Reindeer makeup 🦌
Cześć kochani! Przychodzę do Was z kolejną charakteryzacją. ;) Tym razem w klimacie świątecznym - zostałam czerwononosym reniferem! Wiem, że ostatecznie przez białe cętki wyglądam bardziej jak sarenka, ale miałam ochotę na realizację takiej hybrydy. :D
Na początek ubrałam się w stylizację pasującą do wymyślonego makijażu. Akurat mam idealnie pasującą spódniczkę w kropki! Później wyszłam na dwór, aby pozbierać gałązki do oryginalnych poroży. Początkowo chciałam skleić je klejem, ale nie wyszło, więc zaczęłam się bawić taśmą. Robiłam je ponad godzinkę, ale wyszły naprawdę uroczo.
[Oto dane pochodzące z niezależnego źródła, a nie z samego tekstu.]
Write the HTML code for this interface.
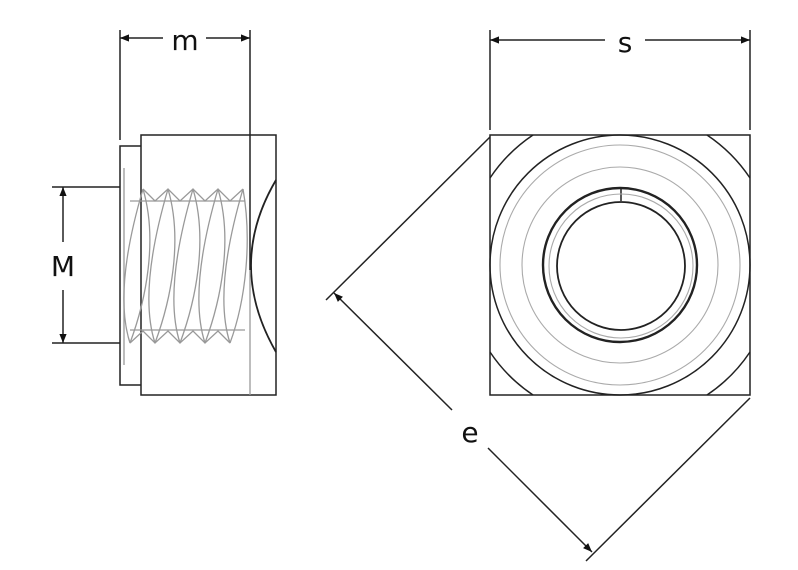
<!DOCTYPE html>
<html><head><style>html,body{margin:0;padding:0;background:#fff}svg{display:block}</style></head>
<body>
<svg width="798" height="570" viewBox="0 0 798 570" xmlns="http://www.w3.org/2000/svg" font-family="'DejaVu Sans','Liberation Sans',sans-serif">
<defs>
<marker id="a" viewBox="0 0 10 10" refX="10" refY="5" markerWidth="14" markerHeight="9" markerUnits="userSpaceOnUse" orient="auto-start-reverse"><path d="M0,1 L10,5 L0,9 Z" fill="#111"/></marker>
</defs>
<g stroke="#222" stroke-width="1.5" fill="none">
<rect x="141" y="135" width="135" height="260"/>
<path d="M141,146 H120 V385 H141"/>
<path d="M276,180 Q226,265 276,352" stroke-width="1.8"/>
<line x1="250" y1="30" x2="250" y2="270"/>
<line x1="120" y1="30" x2="120" y2="140"/>
<line x1="52" y1="187" x2="120" y2="187"/>
<line x1="52" y1="343" x2="120" y2="343"/>
<line x1="63" y1="187" x2="63" y2="242" marker-start="url(#a)"/>
<line x1="63" y1="290" x2="63" y2="343" marker-end="url(#a)"/>
<line x1="120" y1="38" x2="163" y2="38" marker-start="url(#a)"/>
<line x1="206" y1="38" x2="250" y2="38" marker-end="url(#a)"/>
</g>
<g stroke="#999" stroke-width="1.3" fill="none">
<line x1="250" y1="270" x2="250" y2="395"/>
<path d="M124,168 V365"/>
<path d="M130,201 H245 M130,330 H245"/>
<path d="M143,189 C158,240 146,300 130,343 M143,189 C128,240 116,300 130,343"/>
<path d="M168,189 C183,240 171,300 155,343 M168,189 C153,240 141,300 155,343"/>
<path d="M193,189 C208,240 196,300 180,343 M193,189 C178,240 166,300 180,343"/>
<path d="M218,189 C233,240 221,300 205,343 M218,189 C203,240 191,300 205,343"/>
<path d="M243,189 C252,240 246,300 230,343 M243,189 C228,240 216,300 230,343"/>
<path d="M143,189 L155,201 L168,189 L180,201 L193,189 L205,201 L218,189 L230,201 L243,189"/>
<path d="M130,343 L143,331 L155,343 L168,331 L180,343 L193,331 L205,343 L218,331 L230,343"/>
</g>
<g stroke="#222" stroke-width="1.5" fill="none">
<rect x="490" y="135" width="260" height="260"/>
<circle cx="620" cy="265" r="130"/>
<path d="M490,178 A156,156 0 0 1 533,135 M707,135 A156,156 0 0 1 750,178 M750,352 A156,156 0 0 1 707,395 M533,395 A156,156 0 0 1 490,352"/>
<circle cx="620" cy="265" r="77" stroke-width="2.4"/>
<circle cx="621" cy="266" r="64" stroke-width="1.8"/>
<line x1="621" y1="189" x2="621" y2="201"/>
<line x1="490" y1="30" x2="490" y2="130"/>
<line x1="750" y1="30" x2="750" y2="130"/>
<line x1="490" y1="40" x2="605" y2="40" marker-start="url(#a)"/>
<line x1="645" y1="40" x2="750" y2="40" marker-end="url(#a)"/>
<line x1="490" y1="137" x2="326" y2="300"/>
<line x1="750" y1="398" x2="586" y2="561"/>
<line x1="452" y1="410" x2="334" y2="293" marker-end="url(#a)"/>
<line x1="488" y1="448" x2="592" y2="552" marker-end="url(#a)"/>
</g>
<g stroke="#aaa" stroke-width="1.1" fill="none">
<circle cx="620" cy="265" r="120"/>
<circle cx="620" cy="265" r="98"/>
<circle cx="621" cy="266" r="72"/>
</g>
<g fill="#111" font-size="28" text-anchor="middle">
<text x="185" y="50">m</text>
<text x="625" y="52">s</text>
<text x="63" y="276">M</text>
<text x="470" y="442">e</text>
</g>
</svg>
</body></html>
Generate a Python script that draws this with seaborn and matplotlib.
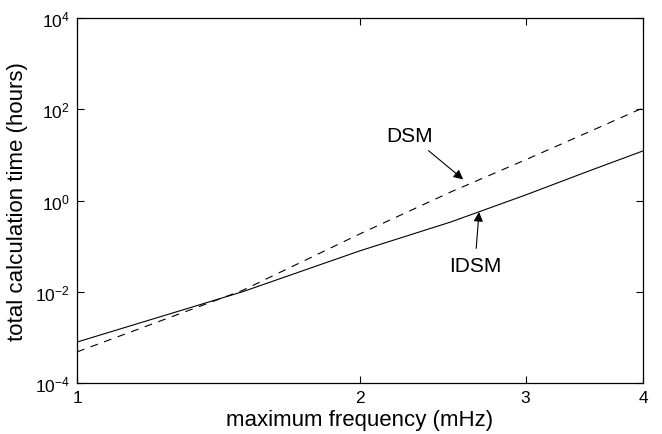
import numpy as np
import pandas as pd
import matplotlib
matplotlib.use("Agg")
import matplotlib.pyplot as plt
import seaborn as sns
from matplotlib.ticker import FixedLocator, FixedFormatter, NullLocator

# Data
freq = [1.0, 1.5, 2.0, 2.5, 3.0, 3.5, 4.0]
dsm_hours = [4.8e-4, 1.07e-2, 0.186, 1.55, 7.8, 31.6, 107.0]
idsm_hours = [7.9e-4, 1.0e-2, 0.079, 0.34, 1.32, 4.4, 12.2]
x_ticks = [1, 2, 3, 4]
x_tick_labels = ["1", "2", "3", "4"]
y_ticks = [1e-4, 1e-2, 1e0, 1e2, 1e4]
y_tick_labels = [r"$\mathregular{10^{-4}}$", r"$\mathregular{10^{-2}}$", r"$\mathregular{10^{0}}$",
                 r"$\mathregular{10^{2}}$", r"$\mathregular{10^{4}}$"]

sns.set_style("ticks")
plt.rcParams["font.family"] = ["Liberation Sans", "DejaVu Sans"]
plt.rcParams["mathtext.fontset"] = "custom"
plt.rcParams["mathtext.rm"] = "Liberation Sans"
plt.rcParams["text.color"] = "black"
plt.rcParams["axes.labelcolor"] = "black"
plt.rcParams["xtick.color"] = "black"
plt.rcParams["ytick.color"] = "black"

df_dsm = pd.DataFrame({"freq": freq, "hours": dsm_hours})
df_idsm = pd.DataFrame({"freq": freq, "hours": idsm_hours})

fig = plt.figure(figsize=(6.62, 4.35), dpi=100)
ax = fig.add_axes([77/662, 51/435, 566/662, 365/435])

sns.lineplot(data=df_dsm, x="freq", y="hours", ax=ax, color="black", lw=0.8)
ax.lines[-1].set_linestyle((0, (7, 6)))
sns.lineplot(data=df_idsm, x="freq", y="hours", ax=ax, color="black", lw=0.8)

ax.set_xscale("log")
ax.set_yscale("log")
ax.set_xlim(1, 4)
ax.set_ylim(1e-4, 1e4)
ax.xaxis.set_major_locator(FixedLocator(x_ticks))
ax.xaxis.set_major_formatter(FixedFormatter(x_tick_labels))
ax.xaxis.set_minor_locator(NullLocator())
ax.yaxis.set_major_locator(FixedLocator(y_ticks))
ax.yaxis.set_major_formatter(FixedFormatter(y_tick_labels))
ax.yaxis.set_minor_locator(NullLocator())

ax.tick_params(direction="in", length=5, width=0.8, labelsize=12.5, top=True, right=True,
               color="black", labelcolor="black", pad=5)
for s in ax.spines.values():
    s.set_linewidth(0.9)
    s.set_color("black")

ax.set_xlabel("maximum frequency (mHz)", fontsize=16, labelpad=3, color="black")
ax.set_ylabel("total calculation time (hours)", fontsize=16, labelpad=5, color="black")

ax.annotate("DSM", xy=(2.575, 2.9), xytext=(2.26, 27.0), fontsize=15, ha="center", va="center",
            color="black",
            arrowprops=dict(arrowstyle="-|>", color="black", lw=0.8, mutation_scale=14,
                            shrinkA=3, shrinkB=0))
ax.annotate("IDSM", xy=(2.677, 0.56), xytext=(2.65, 0.038), fontsize=15, ha="center", va="center",
            color="black",
            arrowprops=dict(arrowstyle="-|>", color="black", lw=0.8, mutation_scale=14,
                            shrinkA=3, shrinkB=0))

fig.savefig("out.png", dpi=100)
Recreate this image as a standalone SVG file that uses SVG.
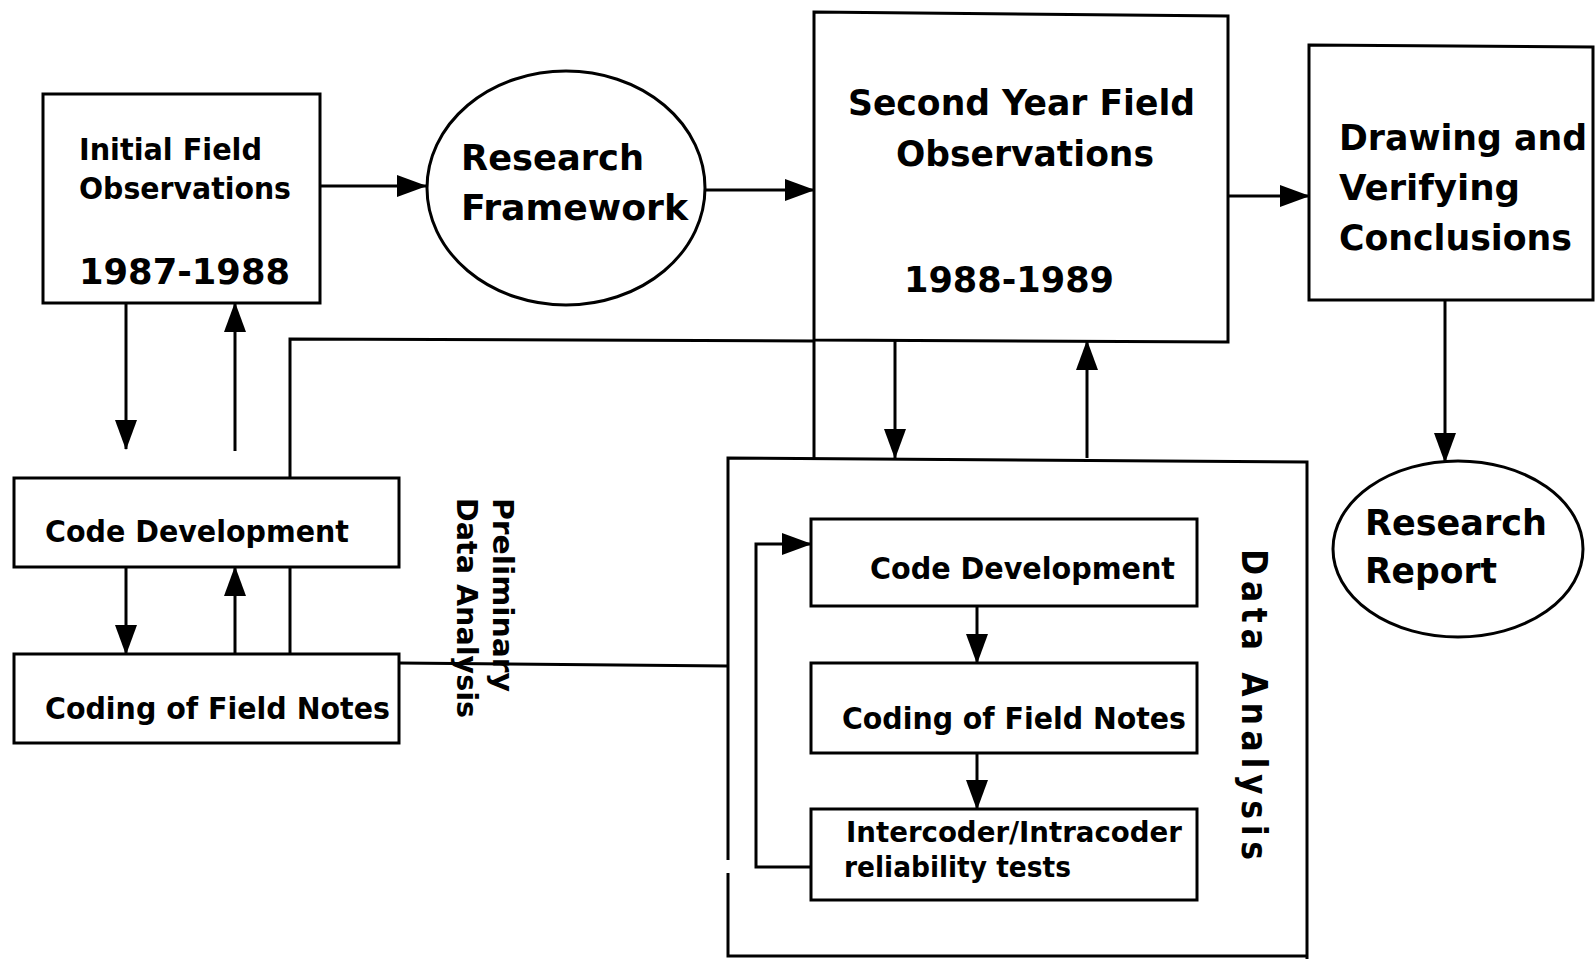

Następnie wykonałam fryzurkę, która miała symbolizować uszy renifera. Po fryzurze przeszłam do makijażu. Zużyłam prawie cały pomarańczowy cień. 😅 Ogólnie malowałam po sobie szminkami, kredkami i wszystkim co miałam w jelonkowo-sarenkowym odcieniu. Gdy pocieniowałam odpowiednio twarz dorobiłam sobie kropki białą kredką z NYX. Tego właśnie brakowało mi w charakteryzacjach! Użyłam też nowo nabytego, białego eyelinera również z NYX, który okazał się strzałem w 10! Generalnie do tego makijażu użyłam prawie całej kosmetyczki. Po wykonaniu makijażu przyszedł czas na efekt końcowy, do którego brakowało mi jedynie przyczepienia poroży i tu ukazał się duży problem, bo jako że jestem za granicą, z dala od domu, nie mam tu zbyt wielu akcesoriów, nawet spinek i jedynie gumkami udało mi się je jakoś utrzymać na głowie, ale nie polecam na przyszłość, bo narobiłam tyle pęków, że ho ho!